On to the race that's still undecided:

Wright's chances to actually win this award are slim to none. When I vote (don't worry, it won't be anywhere meaningful), I'm going with him. Did the Mets collapse? Obviously. But Wright hit .394/.516/.657 in August, and .352/.432/.602. in September. Really can't pin that on him.

Some notable omissions from the top 5:

Also, since a couple people didn't appreciate my exclusion of Ryan Howard last time, he's at 53.6/-6.1/47.5.

I'd love to campaign for Hanley to win the MVP, I really would. But every fielding number on him is really ugly. Time to move to CF, buddy.

Rollins is 15 runs behind Wright in VORP. I'm not saying these fielding numbers are perfect (although I'm pretty sure they're the best that are publicly available right now, please correct me if I'm wrong), but there's no way Rollins' glove is worth 15 more runs than Wright's (after VORP helps out Rollins for playing SS). I guess beyond the #s we're giving Rollins points for his team winning 13 of their last 17 games, rather than 5/17. But I try not to get too caught up in that- Rollins' .298/.333/.542 September line is right around his full year averages.

Also a factor is Rollins' January proclamation that the Phillies were the team to beat in the NL East. That has certainly helped build the hype around his campaign for the award, but does that really make him more valuable? It makes pretty damn cool, but I don't know that it makes the Phillies better.

Rollins' teammate Utley comes out higher in this ranking. He didn't exactly catch fire in the last month either (.301/.377/.496). Over the 28 games he missed in late July/August, the Phillies went 15-13, vs. 74-60 the rest of the season (about a .017 difference in W%). Not terribly meaningful.

If the Rockies win today, I think it probably goes to Holliday (RBIs!). If they lose, probably Rollins. More on that tomorrow though.

Photo: matttracy.com.

7 comments:

Sky said...

Here's the proper response to Anon regarding park effects:

"It takes more runs to win a game in Coors than in PETCO. Therefore the contributions of Holliday in Coors did not help his team win as many games you're imagining they did based on his raw numbers."

Ideally, WPA would use separate win expectancy tables for each park and you wouldn't need to make any other park effect adjustments. (David Appelman's implementing that change for next year.) But even so, it's not hard to take WPA and apply a park adjustment (because WPA will overrate hitters and underrate pitchers in hitters' parks), like you did. It's the right thing to do.

Vegas Watch said...

I didn't know they were making that change with WPA for next year. Good stuff.

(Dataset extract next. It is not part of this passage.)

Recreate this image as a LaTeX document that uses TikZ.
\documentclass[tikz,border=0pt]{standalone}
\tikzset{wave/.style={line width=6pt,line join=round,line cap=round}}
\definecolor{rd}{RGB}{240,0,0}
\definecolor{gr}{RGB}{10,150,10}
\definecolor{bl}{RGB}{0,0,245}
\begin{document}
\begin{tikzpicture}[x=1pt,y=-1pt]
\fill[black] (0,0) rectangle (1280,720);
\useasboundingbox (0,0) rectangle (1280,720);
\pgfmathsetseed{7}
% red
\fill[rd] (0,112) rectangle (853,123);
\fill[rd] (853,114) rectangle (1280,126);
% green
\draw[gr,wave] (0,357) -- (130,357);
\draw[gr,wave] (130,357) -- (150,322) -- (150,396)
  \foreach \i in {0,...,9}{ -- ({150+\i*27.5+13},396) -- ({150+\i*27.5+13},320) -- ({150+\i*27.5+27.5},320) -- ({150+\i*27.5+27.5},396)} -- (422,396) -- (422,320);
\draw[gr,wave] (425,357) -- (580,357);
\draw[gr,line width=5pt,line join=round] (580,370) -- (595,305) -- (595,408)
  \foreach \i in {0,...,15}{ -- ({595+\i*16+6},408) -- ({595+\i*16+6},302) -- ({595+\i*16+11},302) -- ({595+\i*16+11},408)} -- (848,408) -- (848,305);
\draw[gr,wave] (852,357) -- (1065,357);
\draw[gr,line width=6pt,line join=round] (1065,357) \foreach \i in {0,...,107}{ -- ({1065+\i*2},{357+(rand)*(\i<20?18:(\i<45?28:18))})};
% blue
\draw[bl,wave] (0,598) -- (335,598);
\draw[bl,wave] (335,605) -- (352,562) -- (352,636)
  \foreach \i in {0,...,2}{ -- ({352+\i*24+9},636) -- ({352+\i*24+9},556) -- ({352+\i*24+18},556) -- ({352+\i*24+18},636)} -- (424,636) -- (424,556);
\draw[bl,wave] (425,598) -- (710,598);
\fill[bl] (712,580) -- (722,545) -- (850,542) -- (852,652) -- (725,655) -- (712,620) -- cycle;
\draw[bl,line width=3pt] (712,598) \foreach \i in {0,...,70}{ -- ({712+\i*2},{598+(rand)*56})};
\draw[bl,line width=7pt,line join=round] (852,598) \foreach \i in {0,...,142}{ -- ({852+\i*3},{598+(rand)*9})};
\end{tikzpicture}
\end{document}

Of course you have to adjust it- that guy's comment was just so unreasonable, I was amazed.

Anonymous said...

VORP would make more sense if you were comparing players who play the same position. Is it fair that a RF'er who has better numbers all around is punished for playing that position? Compared to a SS who was 3/4th the RF'er was, but has a higher VORP?

It just makes more sense to me that VORP should be used in comparing players who play the same positions. Unless I'm missing something.

I've enjoyed both your blogs on the MVP candidates. Always looking to learn, thank you.

Sky said...

It's funny how the same questions pop up in different places on the same day...

You can divide up the process of assigning value into three pieces:

hitting
position
fielding your position

To most people, combining the second two into "fielding" makes the most sense. But VORP combines the first two together, leaving you to find a fielding metric you like in order to complete the puzzle.

But yes, you have to account for position somehow. If you have a RF and SS who both field their respective positions at a league-average level and hit at a league-average level, the SS is much more valuable, because he's actually a better defender. Put him in right and he'll save you runs. Put the RF at SS and he'll cost you runs.

VORP isn't saying who the better hitter is, it's saying whose offensive production is more valuable, given their position.

Here's a good article posted today. Read comment #45: http://ussmariner.com/2007/10/01/wrap-up-part-one/

By the way, you wouldn't need VORP if the players were playing the same position. Just a straight hitting value and fielding value.

Vegas Watch said...

Sky- thank you. I struggle to explain the logic behind the positional adjustments to people, but that is an excellent reasoning. As is Dave's on the USSM post.

joe said...

i read the similar article that used wpa, and i noticed you used the same fielding stats. i believe these fielding stats are compared to average players, while vorp is compared to replacement players. it doesn't seem logical to compare batting stats to replacement level players and fielding to average players.

Vegas Watch said...

Thanks for pointing that out Joe- I meant to bring it up in the post but obviously forgot.

It's not that it's illogical, it's just that it's kind of rough. The problem is that almost all batting stats are vs. replacement, and almost all fielding stats are vs. avg.